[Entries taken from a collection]
>> start

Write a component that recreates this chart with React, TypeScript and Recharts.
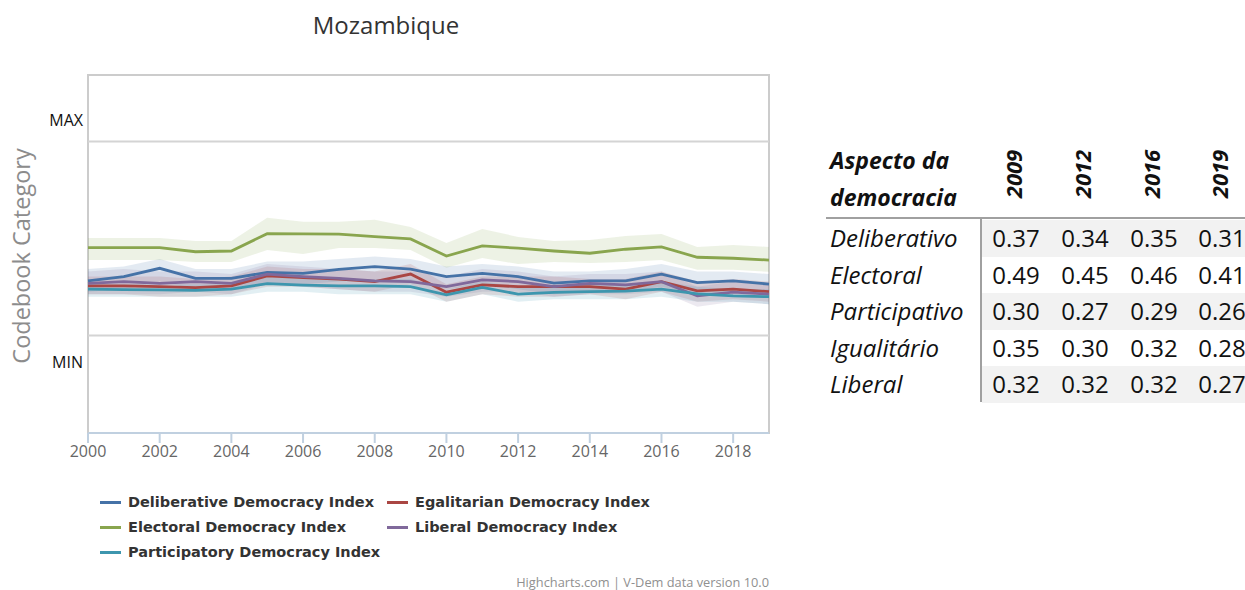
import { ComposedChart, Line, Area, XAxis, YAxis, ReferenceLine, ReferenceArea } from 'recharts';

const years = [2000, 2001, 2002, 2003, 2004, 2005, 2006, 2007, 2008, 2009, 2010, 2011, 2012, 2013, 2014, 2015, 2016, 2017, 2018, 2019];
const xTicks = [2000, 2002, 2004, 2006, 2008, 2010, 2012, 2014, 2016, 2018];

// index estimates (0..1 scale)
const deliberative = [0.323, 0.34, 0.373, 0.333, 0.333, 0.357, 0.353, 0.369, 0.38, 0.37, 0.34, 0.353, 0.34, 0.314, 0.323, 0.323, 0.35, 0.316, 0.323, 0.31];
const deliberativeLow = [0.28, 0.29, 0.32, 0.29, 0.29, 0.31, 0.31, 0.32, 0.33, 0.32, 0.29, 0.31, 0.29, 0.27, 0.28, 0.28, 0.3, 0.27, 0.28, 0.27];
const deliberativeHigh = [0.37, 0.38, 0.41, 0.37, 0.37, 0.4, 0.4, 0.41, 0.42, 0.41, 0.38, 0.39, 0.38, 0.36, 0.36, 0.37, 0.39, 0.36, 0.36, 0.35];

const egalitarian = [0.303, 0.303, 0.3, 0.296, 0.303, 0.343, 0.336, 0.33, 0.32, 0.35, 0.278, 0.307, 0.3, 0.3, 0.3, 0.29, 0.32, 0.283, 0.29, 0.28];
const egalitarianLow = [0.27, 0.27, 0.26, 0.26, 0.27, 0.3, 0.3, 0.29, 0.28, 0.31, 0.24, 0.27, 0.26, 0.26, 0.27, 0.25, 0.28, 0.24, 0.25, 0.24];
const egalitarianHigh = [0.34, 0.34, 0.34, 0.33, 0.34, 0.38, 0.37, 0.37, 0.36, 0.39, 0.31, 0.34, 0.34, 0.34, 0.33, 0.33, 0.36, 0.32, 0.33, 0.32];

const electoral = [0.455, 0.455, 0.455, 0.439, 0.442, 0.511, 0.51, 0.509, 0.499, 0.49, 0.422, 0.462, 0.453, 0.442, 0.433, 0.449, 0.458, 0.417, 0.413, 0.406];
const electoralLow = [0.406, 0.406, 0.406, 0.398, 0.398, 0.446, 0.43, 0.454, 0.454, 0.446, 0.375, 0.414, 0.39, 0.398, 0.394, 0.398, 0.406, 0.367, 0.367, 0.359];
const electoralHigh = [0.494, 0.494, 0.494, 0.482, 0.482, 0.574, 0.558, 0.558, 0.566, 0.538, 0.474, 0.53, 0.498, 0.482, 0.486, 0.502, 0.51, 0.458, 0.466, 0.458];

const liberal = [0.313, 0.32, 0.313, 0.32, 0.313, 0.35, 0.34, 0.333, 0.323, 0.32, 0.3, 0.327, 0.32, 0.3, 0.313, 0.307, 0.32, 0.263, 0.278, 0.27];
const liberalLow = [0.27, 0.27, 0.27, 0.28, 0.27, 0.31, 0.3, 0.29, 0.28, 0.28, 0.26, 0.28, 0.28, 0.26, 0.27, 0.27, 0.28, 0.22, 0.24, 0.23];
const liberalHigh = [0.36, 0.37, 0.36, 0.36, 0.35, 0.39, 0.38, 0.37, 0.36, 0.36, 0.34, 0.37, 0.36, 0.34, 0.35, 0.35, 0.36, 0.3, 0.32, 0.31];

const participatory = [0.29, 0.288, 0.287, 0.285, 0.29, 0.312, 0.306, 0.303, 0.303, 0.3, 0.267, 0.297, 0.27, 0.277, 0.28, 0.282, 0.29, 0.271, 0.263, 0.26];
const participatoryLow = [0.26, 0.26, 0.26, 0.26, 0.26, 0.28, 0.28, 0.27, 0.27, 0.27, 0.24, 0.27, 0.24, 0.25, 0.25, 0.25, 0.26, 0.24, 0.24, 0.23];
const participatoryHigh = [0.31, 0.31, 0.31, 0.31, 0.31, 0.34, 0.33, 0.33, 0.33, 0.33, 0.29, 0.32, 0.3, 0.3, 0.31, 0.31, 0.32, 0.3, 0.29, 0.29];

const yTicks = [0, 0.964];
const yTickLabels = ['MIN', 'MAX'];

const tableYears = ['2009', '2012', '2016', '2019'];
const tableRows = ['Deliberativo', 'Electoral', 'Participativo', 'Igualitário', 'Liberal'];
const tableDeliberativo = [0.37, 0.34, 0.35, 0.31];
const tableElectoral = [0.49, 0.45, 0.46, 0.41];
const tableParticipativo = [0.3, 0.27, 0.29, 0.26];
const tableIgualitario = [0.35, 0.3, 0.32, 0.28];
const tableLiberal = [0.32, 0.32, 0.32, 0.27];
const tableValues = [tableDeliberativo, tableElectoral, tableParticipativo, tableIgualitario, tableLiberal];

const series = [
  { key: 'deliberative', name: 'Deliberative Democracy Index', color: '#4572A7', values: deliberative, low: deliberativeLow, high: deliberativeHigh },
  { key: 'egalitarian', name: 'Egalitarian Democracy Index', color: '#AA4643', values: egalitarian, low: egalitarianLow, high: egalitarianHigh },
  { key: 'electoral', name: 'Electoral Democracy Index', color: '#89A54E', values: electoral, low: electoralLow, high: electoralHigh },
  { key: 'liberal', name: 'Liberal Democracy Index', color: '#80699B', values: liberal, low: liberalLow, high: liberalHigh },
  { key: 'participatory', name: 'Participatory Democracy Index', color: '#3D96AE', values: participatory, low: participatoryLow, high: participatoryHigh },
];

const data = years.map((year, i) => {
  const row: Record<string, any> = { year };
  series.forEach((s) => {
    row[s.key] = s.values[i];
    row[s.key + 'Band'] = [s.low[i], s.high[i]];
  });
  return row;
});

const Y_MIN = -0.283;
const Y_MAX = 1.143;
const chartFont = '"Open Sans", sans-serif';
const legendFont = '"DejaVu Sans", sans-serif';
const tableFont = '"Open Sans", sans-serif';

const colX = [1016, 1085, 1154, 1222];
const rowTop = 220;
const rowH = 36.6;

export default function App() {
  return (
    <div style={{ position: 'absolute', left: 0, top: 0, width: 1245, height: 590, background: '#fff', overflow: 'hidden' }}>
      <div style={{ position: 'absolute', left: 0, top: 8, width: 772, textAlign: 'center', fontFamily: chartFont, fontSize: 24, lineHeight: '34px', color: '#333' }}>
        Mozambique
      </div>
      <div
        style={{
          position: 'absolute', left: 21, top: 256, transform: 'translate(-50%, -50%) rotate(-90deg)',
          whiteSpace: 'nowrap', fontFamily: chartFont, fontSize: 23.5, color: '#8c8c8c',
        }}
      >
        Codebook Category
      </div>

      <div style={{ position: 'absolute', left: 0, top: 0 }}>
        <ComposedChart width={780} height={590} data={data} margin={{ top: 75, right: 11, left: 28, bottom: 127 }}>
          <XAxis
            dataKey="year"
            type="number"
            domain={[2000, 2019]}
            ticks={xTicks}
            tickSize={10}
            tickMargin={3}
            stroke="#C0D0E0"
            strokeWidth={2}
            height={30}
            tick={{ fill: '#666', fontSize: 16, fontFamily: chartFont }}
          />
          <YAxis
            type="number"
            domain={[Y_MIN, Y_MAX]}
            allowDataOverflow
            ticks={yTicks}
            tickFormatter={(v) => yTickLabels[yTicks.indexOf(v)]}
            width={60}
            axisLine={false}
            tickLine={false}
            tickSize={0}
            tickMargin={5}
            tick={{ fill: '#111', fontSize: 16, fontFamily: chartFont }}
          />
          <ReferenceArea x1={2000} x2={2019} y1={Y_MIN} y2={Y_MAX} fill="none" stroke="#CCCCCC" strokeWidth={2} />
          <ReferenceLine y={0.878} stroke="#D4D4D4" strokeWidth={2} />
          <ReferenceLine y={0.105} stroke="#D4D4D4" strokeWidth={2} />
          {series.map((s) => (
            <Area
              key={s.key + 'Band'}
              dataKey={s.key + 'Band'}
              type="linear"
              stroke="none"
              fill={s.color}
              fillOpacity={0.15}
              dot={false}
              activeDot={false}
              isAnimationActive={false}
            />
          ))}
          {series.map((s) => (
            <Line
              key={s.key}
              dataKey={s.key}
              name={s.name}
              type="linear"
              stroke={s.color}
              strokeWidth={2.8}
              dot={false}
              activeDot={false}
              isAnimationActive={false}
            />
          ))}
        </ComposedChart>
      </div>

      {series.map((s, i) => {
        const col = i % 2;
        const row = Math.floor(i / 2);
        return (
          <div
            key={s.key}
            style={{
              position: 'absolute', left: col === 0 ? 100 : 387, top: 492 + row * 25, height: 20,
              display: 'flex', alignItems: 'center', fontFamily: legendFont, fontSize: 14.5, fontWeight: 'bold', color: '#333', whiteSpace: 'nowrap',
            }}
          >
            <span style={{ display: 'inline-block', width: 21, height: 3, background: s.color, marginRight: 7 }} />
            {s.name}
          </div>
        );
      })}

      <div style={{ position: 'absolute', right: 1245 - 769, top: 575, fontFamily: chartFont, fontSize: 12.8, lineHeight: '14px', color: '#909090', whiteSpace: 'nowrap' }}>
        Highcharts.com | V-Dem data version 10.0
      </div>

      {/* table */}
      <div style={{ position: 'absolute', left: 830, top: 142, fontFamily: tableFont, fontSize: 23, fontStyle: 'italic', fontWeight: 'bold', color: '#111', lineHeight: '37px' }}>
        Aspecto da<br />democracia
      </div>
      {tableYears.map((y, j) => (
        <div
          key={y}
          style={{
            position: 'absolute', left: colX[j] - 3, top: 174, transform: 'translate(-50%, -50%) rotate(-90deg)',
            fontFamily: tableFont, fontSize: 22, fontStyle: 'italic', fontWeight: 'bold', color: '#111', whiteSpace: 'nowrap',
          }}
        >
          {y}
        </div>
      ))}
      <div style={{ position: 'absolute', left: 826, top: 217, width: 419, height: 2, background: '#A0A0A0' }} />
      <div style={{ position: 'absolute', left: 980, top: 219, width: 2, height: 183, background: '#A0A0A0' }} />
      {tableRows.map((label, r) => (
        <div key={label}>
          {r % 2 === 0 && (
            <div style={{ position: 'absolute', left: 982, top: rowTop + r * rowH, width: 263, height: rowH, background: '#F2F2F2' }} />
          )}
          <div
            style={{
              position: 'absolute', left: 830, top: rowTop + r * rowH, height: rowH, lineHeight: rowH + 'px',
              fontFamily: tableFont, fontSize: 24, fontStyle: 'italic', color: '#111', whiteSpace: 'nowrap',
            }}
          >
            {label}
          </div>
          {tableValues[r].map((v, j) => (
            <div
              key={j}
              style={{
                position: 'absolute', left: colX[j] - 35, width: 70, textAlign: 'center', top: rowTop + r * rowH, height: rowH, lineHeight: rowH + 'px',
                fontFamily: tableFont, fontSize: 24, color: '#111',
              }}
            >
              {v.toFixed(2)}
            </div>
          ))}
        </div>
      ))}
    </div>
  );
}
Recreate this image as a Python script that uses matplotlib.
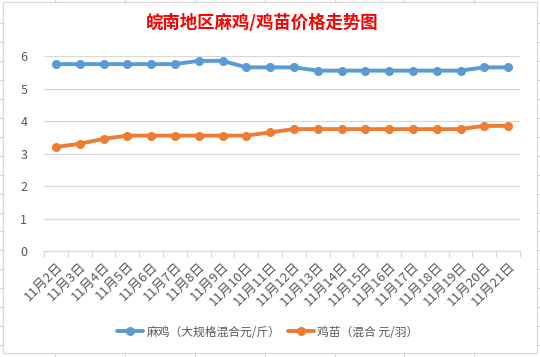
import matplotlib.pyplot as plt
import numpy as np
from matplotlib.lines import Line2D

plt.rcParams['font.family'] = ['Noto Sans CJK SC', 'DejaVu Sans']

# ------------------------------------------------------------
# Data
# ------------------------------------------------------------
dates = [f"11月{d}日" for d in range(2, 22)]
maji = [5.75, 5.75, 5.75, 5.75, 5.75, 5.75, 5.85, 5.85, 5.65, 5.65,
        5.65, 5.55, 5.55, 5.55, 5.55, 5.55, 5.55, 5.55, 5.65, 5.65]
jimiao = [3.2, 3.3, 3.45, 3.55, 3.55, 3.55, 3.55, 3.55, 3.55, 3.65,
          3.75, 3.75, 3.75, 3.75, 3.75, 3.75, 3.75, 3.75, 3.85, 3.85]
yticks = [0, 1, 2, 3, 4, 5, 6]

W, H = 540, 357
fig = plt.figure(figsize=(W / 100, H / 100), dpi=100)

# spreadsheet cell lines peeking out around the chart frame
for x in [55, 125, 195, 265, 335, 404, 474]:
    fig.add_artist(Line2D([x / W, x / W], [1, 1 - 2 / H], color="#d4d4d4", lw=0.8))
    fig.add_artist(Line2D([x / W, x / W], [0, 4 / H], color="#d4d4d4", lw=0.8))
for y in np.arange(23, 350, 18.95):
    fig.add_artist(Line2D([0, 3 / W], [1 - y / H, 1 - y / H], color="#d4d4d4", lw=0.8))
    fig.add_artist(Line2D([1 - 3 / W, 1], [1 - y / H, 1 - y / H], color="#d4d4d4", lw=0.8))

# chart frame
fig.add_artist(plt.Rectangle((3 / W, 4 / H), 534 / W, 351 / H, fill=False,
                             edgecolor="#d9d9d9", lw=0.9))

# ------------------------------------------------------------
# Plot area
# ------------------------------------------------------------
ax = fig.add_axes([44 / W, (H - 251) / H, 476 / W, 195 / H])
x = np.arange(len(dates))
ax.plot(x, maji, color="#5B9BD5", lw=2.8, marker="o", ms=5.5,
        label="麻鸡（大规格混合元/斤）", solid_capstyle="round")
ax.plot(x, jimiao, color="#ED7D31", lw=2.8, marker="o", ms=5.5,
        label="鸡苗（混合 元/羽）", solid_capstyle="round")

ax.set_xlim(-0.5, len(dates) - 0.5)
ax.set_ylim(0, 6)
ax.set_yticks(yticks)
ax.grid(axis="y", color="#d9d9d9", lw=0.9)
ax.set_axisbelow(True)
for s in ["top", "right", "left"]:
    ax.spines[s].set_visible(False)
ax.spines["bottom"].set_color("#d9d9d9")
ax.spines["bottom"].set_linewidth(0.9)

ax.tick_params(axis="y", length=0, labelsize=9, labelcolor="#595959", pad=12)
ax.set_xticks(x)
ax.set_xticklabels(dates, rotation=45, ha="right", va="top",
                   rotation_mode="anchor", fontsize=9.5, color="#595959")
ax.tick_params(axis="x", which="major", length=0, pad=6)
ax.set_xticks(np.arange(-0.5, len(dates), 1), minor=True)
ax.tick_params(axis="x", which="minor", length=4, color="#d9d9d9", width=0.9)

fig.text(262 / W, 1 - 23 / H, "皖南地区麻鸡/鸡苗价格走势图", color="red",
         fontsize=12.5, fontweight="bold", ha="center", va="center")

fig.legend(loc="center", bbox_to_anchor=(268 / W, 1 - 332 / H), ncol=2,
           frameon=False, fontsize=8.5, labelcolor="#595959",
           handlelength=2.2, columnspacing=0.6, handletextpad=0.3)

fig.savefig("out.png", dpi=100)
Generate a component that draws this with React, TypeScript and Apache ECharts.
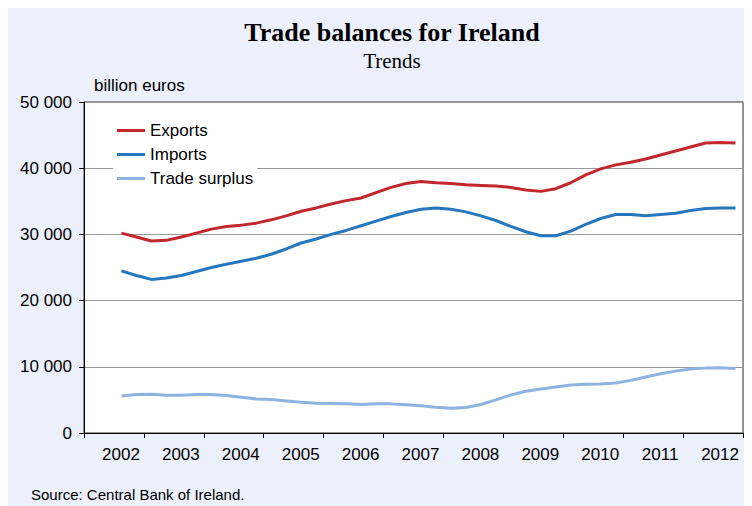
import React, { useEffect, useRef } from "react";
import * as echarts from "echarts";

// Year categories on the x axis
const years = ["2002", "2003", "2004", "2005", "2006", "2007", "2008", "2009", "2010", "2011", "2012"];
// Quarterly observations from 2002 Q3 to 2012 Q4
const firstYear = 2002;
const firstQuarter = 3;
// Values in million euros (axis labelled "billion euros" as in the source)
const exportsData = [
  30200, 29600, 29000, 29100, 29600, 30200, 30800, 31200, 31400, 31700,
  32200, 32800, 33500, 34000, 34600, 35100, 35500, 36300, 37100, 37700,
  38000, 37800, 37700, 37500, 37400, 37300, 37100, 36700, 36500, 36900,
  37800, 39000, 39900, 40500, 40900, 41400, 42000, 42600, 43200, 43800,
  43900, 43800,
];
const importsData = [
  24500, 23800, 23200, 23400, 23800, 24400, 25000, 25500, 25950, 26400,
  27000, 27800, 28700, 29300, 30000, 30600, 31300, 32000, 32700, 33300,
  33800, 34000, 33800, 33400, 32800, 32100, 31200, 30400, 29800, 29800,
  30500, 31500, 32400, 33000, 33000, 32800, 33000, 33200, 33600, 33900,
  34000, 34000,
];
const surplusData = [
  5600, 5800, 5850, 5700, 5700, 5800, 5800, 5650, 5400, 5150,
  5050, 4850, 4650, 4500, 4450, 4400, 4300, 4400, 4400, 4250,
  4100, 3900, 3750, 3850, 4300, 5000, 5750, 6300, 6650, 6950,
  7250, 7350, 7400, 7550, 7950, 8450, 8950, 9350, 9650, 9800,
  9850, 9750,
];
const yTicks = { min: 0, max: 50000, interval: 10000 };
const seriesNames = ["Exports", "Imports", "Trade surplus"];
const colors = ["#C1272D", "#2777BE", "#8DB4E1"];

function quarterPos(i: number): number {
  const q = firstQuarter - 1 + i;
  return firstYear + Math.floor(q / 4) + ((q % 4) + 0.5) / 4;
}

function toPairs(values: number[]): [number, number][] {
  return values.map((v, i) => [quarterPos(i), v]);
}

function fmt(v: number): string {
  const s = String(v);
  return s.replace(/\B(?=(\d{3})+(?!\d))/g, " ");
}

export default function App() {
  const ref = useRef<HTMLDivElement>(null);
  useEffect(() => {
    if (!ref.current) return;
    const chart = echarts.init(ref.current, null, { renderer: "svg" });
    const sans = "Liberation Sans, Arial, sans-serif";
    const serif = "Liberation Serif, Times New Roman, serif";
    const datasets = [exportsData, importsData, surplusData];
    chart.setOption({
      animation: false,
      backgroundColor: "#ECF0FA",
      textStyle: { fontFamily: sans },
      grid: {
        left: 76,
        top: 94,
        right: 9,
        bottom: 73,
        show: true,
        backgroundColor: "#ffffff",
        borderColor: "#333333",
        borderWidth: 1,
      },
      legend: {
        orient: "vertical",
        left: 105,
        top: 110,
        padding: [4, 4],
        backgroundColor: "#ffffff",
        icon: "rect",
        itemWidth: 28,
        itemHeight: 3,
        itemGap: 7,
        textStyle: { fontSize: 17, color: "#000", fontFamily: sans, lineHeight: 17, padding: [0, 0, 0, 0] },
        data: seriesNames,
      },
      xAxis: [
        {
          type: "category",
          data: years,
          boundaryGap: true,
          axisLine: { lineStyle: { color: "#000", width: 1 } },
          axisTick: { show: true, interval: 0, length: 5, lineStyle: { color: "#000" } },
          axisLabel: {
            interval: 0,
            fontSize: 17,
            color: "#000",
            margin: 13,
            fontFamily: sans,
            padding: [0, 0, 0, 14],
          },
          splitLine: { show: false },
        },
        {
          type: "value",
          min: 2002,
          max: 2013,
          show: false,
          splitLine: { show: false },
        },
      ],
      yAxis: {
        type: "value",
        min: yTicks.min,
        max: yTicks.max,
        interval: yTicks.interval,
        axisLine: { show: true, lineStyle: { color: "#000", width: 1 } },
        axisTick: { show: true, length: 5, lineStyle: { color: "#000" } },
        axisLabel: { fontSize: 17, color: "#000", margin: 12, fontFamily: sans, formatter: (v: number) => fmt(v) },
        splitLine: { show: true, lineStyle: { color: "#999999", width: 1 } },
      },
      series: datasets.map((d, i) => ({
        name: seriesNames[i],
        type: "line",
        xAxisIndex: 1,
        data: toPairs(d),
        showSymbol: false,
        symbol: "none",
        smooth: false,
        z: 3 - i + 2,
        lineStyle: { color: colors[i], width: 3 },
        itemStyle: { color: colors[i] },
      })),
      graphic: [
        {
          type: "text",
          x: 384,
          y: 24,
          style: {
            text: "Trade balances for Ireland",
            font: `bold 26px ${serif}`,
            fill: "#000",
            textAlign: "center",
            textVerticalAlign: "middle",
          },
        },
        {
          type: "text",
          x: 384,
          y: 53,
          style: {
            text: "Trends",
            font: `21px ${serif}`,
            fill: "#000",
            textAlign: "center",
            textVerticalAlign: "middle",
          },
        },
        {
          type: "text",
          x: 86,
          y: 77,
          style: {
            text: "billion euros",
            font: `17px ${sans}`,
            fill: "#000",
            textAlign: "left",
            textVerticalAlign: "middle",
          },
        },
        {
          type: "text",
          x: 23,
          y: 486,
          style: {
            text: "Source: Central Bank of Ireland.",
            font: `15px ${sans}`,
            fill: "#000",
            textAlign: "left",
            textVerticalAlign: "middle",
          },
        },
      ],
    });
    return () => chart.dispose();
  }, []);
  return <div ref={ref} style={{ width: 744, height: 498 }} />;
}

>> end

## Task description
Give back exactly the lines from the one that holds "Generate a component" to the one that holds "import * as", with both ends and without the images.

## Complete output
Generate a component that draws this with React, TypeScript and Apache ECharts.
import React, { useEffect, useRef } from "react";
import * as echarts from "echarts";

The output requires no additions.